Question

A moving particle encounters an external electric field that decreases its kinetic energy from 9970 eV to 6340 eV as the particle moves from position A to position B The electric potential at A is 55.0 V and that at B is 19.0 V Determine the charge of the particle Include the algebraic sign or with your answer

Answer 1

Answer:

q = -1.61x10⁻¹⁷ C

Explanation:

The charge of the particle can be found using the definition of the work done by electric force:  

$W = -q\Delta V$         (1)

Where:

q: is the charge

ΔV: is the difference in electric potential

The work is also equal to:

$W = E_{p_{A}} - E_{p_{B}}$    (2)

Where:

$E_{p_{A}}$ and $E_{p_{B}}$ are the electric potential energy of the points A and B, respectively.

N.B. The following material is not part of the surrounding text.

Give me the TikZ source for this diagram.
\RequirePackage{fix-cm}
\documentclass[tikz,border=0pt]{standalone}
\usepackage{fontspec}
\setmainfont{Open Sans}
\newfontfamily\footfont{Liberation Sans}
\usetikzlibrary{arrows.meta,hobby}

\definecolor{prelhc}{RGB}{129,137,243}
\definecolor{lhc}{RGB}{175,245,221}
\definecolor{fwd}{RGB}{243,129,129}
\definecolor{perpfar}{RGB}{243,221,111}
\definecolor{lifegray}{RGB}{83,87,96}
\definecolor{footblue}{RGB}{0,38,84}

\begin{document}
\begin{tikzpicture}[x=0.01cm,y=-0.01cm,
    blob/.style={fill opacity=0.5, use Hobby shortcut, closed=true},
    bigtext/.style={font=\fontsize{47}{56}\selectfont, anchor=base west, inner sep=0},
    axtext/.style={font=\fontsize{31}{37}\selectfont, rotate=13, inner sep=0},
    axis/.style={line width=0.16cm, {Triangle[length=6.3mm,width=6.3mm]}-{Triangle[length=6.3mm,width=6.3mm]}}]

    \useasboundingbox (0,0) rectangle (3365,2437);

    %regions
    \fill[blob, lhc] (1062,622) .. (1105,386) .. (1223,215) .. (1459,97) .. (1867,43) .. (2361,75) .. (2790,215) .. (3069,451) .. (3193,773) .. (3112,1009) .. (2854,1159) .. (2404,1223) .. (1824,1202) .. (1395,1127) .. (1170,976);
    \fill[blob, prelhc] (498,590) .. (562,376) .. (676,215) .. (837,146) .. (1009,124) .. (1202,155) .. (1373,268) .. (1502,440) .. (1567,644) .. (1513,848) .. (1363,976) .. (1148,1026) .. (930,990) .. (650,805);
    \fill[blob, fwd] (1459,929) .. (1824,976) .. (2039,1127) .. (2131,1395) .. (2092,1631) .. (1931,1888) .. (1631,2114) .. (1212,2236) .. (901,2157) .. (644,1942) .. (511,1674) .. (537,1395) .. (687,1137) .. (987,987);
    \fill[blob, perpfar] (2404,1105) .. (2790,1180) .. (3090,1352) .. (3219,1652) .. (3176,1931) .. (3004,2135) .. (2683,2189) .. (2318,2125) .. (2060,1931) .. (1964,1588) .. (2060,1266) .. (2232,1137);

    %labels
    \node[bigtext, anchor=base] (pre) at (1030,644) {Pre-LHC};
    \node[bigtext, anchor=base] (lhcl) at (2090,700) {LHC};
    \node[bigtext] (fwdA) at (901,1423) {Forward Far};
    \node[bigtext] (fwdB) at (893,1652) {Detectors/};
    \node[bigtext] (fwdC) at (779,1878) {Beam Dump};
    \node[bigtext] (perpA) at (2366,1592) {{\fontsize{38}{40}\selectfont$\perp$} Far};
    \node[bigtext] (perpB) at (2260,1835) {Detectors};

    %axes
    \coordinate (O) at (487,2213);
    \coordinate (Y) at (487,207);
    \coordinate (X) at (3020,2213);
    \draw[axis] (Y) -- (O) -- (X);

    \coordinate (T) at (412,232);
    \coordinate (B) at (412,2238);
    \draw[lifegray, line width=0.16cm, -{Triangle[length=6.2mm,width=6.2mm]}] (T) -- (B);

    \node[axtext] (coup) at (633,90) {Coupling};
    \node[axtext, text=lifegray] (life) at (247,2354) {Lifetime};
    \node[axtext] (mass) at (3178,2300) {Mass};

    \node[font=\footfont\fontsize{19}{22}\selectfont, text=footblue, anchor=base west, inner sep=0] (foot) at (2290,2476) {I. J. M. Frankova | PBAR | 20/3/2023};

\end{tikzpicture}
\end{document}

Now, by conservation of energy we have:

$K_{A} + E_{p_{A}} = K_{B} + E_{p_{B}}$     (3)

Where:  

$K_{A}$ and $K_{B}$ are the kinetic energy of the points A and B, respectively.

Rearranging equation (3):  

$K_{B} - K_{A} = E_{p_{A}} - E_{p_{B}}$      

$K_{B} - K_{A} = W$

$K_{B} - K_{A} = -q\Delta V$

Solving the above equation for q:

$q = -\frac{K_{B} - K_{A}}{V_{B} - V_{A}} = -\frac{6340 eV - 9970 eV}{19.0 V - 55.0 V} = -100.83 e \cdot \frac{1.6 \cdot 10^{-19} C}{1 e} = -1.61 \cdot 10^{-17} C$                                              

Therefore, the charge of the particle is -1.61x10⁻¹⁷ C.

I hope it helps you!